THE FEEDING ISN’T random. The feeders go first to where the elk are, but if they decide that spot is suffering from too many elk for too long, they lead them to a new spot, luring with the alfalfa. The goal is for the elk not to eat at the same place day after day, which would pulverize the ground and vegetation. Also, “Once it gets poopy you don’t want to feed them there,” Soliday says. “We try to keep them spread out so they don’t crush the ground and bury it in elk crap. We want to keep them out of the mud and slush. You lead them around, manipulate where you want them to feed. We go out and do circles and figure 8s and draw them off—it’s like a dance every day.”

Some mornings, Soliday has to dance lightly. Her Caterpillar weighs more than 33,000 pounds. With spring’s alternate warming and freezing, there are spots where the Caterpillar treads can crush the ground and the vehicle can get stuck. She gingerly maneuvers around such spots—turning, stopping, going back to harder ground when she feels a slight sinking. In the middle of this Soliday gets a radio message from a driver farther north: His machine is bogged down in a soft spot. He’ll have to be hauled out later. Someone, likely Soliday, will go up there, trace the stuck driver’s path as close as possible to his machine, string a cable, and back him out.

None of the refuge employees who feed elk have that as their only job. Eric Cole feeds elk and is also the refuge biologist. Cris Dippel feeds elk and is deputy manager of the refuge. Feeder Tim Pratt is Cole’s biology assistant. Fernando Escobedo is a mechanic when not feeding elk. Because of tight budgeting, there’s a handful of volunteer feeders, too. This past winter, the refuge had only eight full-time employees; with a federal hiring freeze in place, that’s unlikely to change. A study a few years ago said a staff of eighteen was justified, so, “We’re running at roughly 50 percent,” Soliday says.

ELK ARRIVE ON the refuge in November and December and eat natural forage until biologist Cole sees that it’s gone or buried in hard snow. Last winter, feeding began in mid-January and continued until March. On a typical day, feeders spread a total of about thirty-two tons of alfalfa pellets; on a hungry day, it’s forty-five tons. The pellets are tube-shaped, about a half-inch thick and a couple of inches long, designed to appeal to elk, and to not easily soak up moisture from the ground. If the feeders spread the alfalfa right and each elk gets enough, it’s a minimum of about eight pounds for each animal. Some mornings, Soliday sees few pellets left from the day before: “They were obviously hungry yesterday,” she says. Feeders can estimate their daily load with a rough count of elk multiplied by how much they’re known to eat, on average. After feeders spread their pellets, Soliday watches the elk “to see if they’ve had enough, and make sure the young ones get on feed. You have to keep your eyes open all the time” to see that everyone gets some. “The babies won’t eat right off,” she says.

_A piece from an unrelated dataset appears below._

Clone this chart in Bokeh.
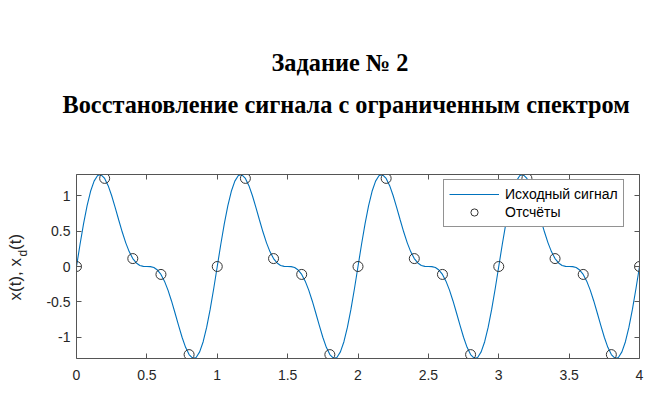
import numpy as np
from bokeh.plotting import figure
from bokeh.models import Range1d, FixedTicker, LinearAxis, Legend, LegendItem, Title
from bokeh.embed import file_html
from bokeh.resources import INLINE

# ---- data ----
# one period (T = 1) of the original signal, read every 0.025
period_vals = [0.0, 0.311, 0.603, 0.858, 1.063, 1.207, 1.285, 1.296, 1.245, 1.142,
               1.0, 0.833, 0.657, 0.487, 0.334, 0.207, 0.112, 0.050, 0.015, 0.002,
               0.0, -0.002, -0.015, -0.050, -0.112, -0.207, -0.334, -0.487, -0.657, -0.833,
               -1.0, -1.142, -1.245, -1.296, -1.285, -1.207, -1.063, -0.858, -0.603, -0.311]
n_periods = 4
curve_x = period_vals * n_periods + [0.0]
curve_t = list(np.linspace(0, 4, len(curve_x)))

sample_period = [0.0, 1.245, 0.112, -0.112, -1.245]
sample_x = sample_period * n_periods + [0.0]
sample_t = [round(0.2 * k, 1) for k in range(len(sample_x))]

x_ticks = [0, 0.5, 1, 1.5, 2, 2.5, 3, 3.5, 4]
x_tick_labels = ["0", "0.5", "1", "1.5", "2", "2.5", "3", "3.5", "4"]
y_ticks = [-1, -0.5, 0, 0.5, 1]
y_tick_labels = ["-1", "-0.5", "0", "0.5", "1"]

title1 = "Задание № 2"
title2 = "Восстановление сигнала с ограниченным спектром"
legend_labels = ["Исходный сигнал", "Отсчёты"]
ylabel_main = "x(t), x \u2009(t)"
ylabel_sub = "\u00a0" * 8 + "d"

AX = "#262626"

p = figure(width=666, height=394, output_backend="svg", toolbar_location=None,
           x_range=Range1d(0, 4), y_range=Range1d(-1.3, 1.3),
           min_border_left=76, min_border_right=27, min_border_top=174, min_border_bottom=36,
           x_axis_location=None, y_axis_location=None)
p.background_fill_color = "white"
p.border_fill_color = "white"
p.outline_line_color = None
p.xgrid.visible = False
p.ygrid.visible = False

def make_axis(ticks, labels, show_labels):
    ax = LinearAxis(ticker=FixedTicker(ticks=ticks))
    if show_labels:
        ax.major_label_overrides = {t: l for t, l in zip(ticks, labels)}
    else:
        ax.major_label_overrides = {t: "" for t in ticks}
    ax.major_tick_in = 5
    ax.major_tick_out = 0
    ax.minor_tick_in = 0
    ax.minor_tick_out = 0
    ax.axis_line_color = "#555555"
    ax.major_tick_line_color = "#555555"
    ax.major_label_text_color = AX
    ax.major_label_text_font = "Liberation Sans"
    ax.major_label_text_font_size = "14px"
    return ax

xb = make_axis(x_ticks, x_tick_labels, True)
xb.major_label_standoff = 11
yl = make_axis(y_ticks, y_tick_labels, True)
yl.major_label_standoff = 6
# subscript "d" of the y label
yl.axis_label = ylabel_sub
yl.axis_label_text_font = "Liberation Sans"
yl.axis_label_text_font_style = "normal"
yl.axis_label_text_font_size = "12px"
yl.axis_label_text_color = AX
yl.axis_label_standoff = 13
xt = make_axis(x_ticks, x_tick_labels, False)
xt.major_label_standoff = 0
# blank spacer label: space between the axes box and the titles
xt.axis_label = "\u00a0"
xt.axis_label_text_font_size = "12px"
xt.axis_label_standoff = 40
yr = make_axis(y_ticks, y_tick_labels, False)
yr.major_label_standoff = 0
p.add_layout(xb, "below")
p.add_layout(yl, "left")
p.add_layout(xt, "above")
p.add_layout(yr, "right")

r_line = p.line(curve_t, curve_x, line_color="#0072BD", line_width=1.1)
r_pts = p.scatter(sample_t, sample_x, marker="circle", size=10, fill_color=None,
                  line_color="#333333", line_width=1)

legend = Legend(items=[LegendItem(label=legend_labels[0], renderers=[r_line]),
                       LegendItem(label=legend_labels[1], renderers=[r_pts])],
                location=(367, 131), orientation="vertical")
legend.label_text_font = "Liberation Sans"
legend.label_text_font_size = "14px"
legend.label_text_color = "black"
legend.glyph_width = 50
legend.glyph_height = 18
legend.label_height = 18
legend.label_standoff = 6
legend.spacing = 0
legend.padding = 5
legend.margin = 0
legend.border_line_color = AX
legend.border_line_width = 1
legend.background_fill_color = "white"
legend.background_fill_alpha = 1
p.add_layout(legend, "center")

# ---- titles ----
p.title.text = title1
p.title.align = "left"
p.title.offset = 195
p.title.vertical_align = "bottom"
p.title.text_font = "Liberation Serif"
p.title.text_font_style = "bold"
p.title.text_font_size = "24.3px"
p.title.text_color = "black"
p.title.standoff = 25
t2 = Title(text=title2, align="left", offset=-14, vertical_align="bottom",
           text_font="Liberation Serif", text_font_style="bold", text_font_size="24.3px",
           text_color="black", standoff=0)
p.add_layout(t2, "above")

# ---- y axis label (main part) ----
ty = Title(text=ylabel_main, align="left", offset=58, vertical_align="bottom",
           text_font="Liberation Sans", text_font_style="normal", text_font_size="17px",
           text_color=AX, standoff=-22)
p.add_layout(ty, "left")

open("out.html", "w").write(file_html(p, INLINE))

Feeders keep track of what they put out and also estimate the number of elk. Records are kept. This past March, there were just under 9,000 elk on the refuge, a number that is far more than what biologists think is optimal, and the most elk on the refuge since 1997.

There are also about 600 bison on the refuge, and they know about the elk feeding. They invite themselves to these meals, going first if they want: “The bison definitely win on the feed line,” Soliday says. Bison will eat about twenty pounds of pellets each day if they can get it.

Feeding continues until the hills around the refuge start to green, which will lure the elk back to their summer homes. “They’ll stay until the hills are clear of snow,” Soliday says. “They have nowhere else to go until then.”

This winter, the elk won’t find Soliday at work. She retired in December. But she’ll stay in Jackson and talks about joining the volunteer feed staff. What drew her to the job in the first place is still strong. “I love it here, out away from town,” Soliday says. “You can imagine the way the whole valley used to be.” And, she says, there’s the elk: “You have no idea how much I care for these animals.”

Amanda Soliday fed elk on the National Elk Refuge for twelve years before retiring in December.
Soliday loads her feeder trailer with alfalfa pellets. The refuge spreads between thirty-two and forty-five tons of feed each day.